I think there could be an enormous market in coming years for “alternative” at-home math curricula to counteract the sloppy mess of “modern”, usually NSF-funded, math curricula — and those “alternatives” would look awfully similar to the math texts of the 50’s and early 60’s.

9 Comments

Filed under Education, High school, Math, Teaching, Textbooks

9 responses to “If math were a color, it would probably be math-colored

  1. elementaryteacher

    Actually, the title of your post has grabbed my attention because today I have been talking to a three people in our school with synesthesia. Two of them have it with numbers. Numbers appear in certain colors to them.

    I wondered just today how many mathematicians have/have had synesthesia–particularly among the type of mathematicians shown on the TV show “Numbers,” who can look at something and immediately see patterns? Perhaps the numbers in the patterns are all different colors, giving them an ability above the average person.

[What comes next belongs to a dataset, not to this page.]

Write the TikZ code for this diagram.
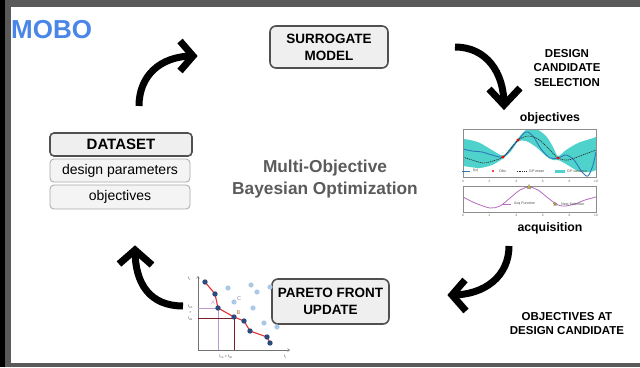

    I wondered how many mathemeticians working on formulas, computers, or conceptual problems might have this ability.

    Do you know anything about this?

    Eileen
    Dedicated Elementary Teacher Overseas (in the Middle East)
    elementaryteacher.wordpress.com

  2. mozey

    – if math was a color it would be something COMPLETELY off of the spectrum recognizable by man. LIke, dark infrared, because its HARD TO COMPREHEND, yet, applicable in SOO many areas.
    – if math was food, it would be soy, because its simple, plan, but USEFUL and blends into ANYTHING.
    – if math was weather, it would be good weather, because its almost IMPOSSIBLE to archive in its perfect form, but we all see a little bit of it each day.

  3. Eileen – Honestly I had never heard of that concept until you mentioned it. But clearly the great mathematicians in history can see something that ordinary people can’t.

  4. Our local district has used Everyday Math for several years. I’ve heard pretty consistent complaints from teachers I know. I can see why.

  5. It has been difficult defending a middle ground. But that’s what I do. Those pre-Sputnik texts, I have some laying around, no great bargain. And they were in the days of lower graduation rates (there were reasonable options to finishing high school).

    I prefer my texts to lean to the traditional, but I bring in lighter stuff as well.

    Among the elementary programs, Everyday Math is second worst. (TERC is number 1)

  6. As someone who teaches one of those “NSF” curricula, I have to say there are parts of it I quite like. Do we supplement with practice questions? Yep. Are there some assignments we skip? Yep. I have found that it has improved our students problem solving skills and their willingness to work on extended problems.

  7. OldFogey

    As a former 8-9th grade math teacher, as I never used it, I have no comment on Everyday Math. I would like to put in a plug for the “innovative” math program that I used as a high school student 4 decades ago: UICSM, a.k.a. Max Beberman’s Illinois Math program. The emphasis on proofs from 9th grade on turned me from a word person into a number person. Exposure to the associative and distributive proofs, by showing me the structure behind computation, helped me in estimating answers. I still find it easier to estimate in my head than use a calculator for most rudimentary calculations. I realize that Illinois Math didn’t work for everyone, but it did work for me

  8. Ugh, Everyday Math. I’ve heard a bunch of terrible stuff about that program. Our district uses other fuzzy-math curricula like TERC, Connected Math and Core-Plus Mathematics. They just don’t work. I tutor students who have fuzzy-math backgrounds, and they are completely unprepared for calculus. I am filled with a sense of panic just thinking about the millions of children growing more innumerate by the day.

    Anyway.

    If math were a color, it would be red. I’ve always associated math with red.
    If math were a food, it would be bread.
    If math were weather, it would be very windy.

    (For the record, I like math, red, bread, and wind. And I’m not a synesthete, although I do try.)

  9. As luck would have it, I got a call from my sister yesterday, for homework help for her 4th grader. Cause? Poorly worded everyday math question. On top of it, the homework and lessons did not seem properly aligned. Would have figured with her suburban taxes her district would have sprung for something better…

    (problem gave average rainfall for 10 cities, and then asked for the minimum of these averages, but phrased it to read minimum average in such a way that any normal reader would have assumed a mathematical operation called ‘minimum averaging.’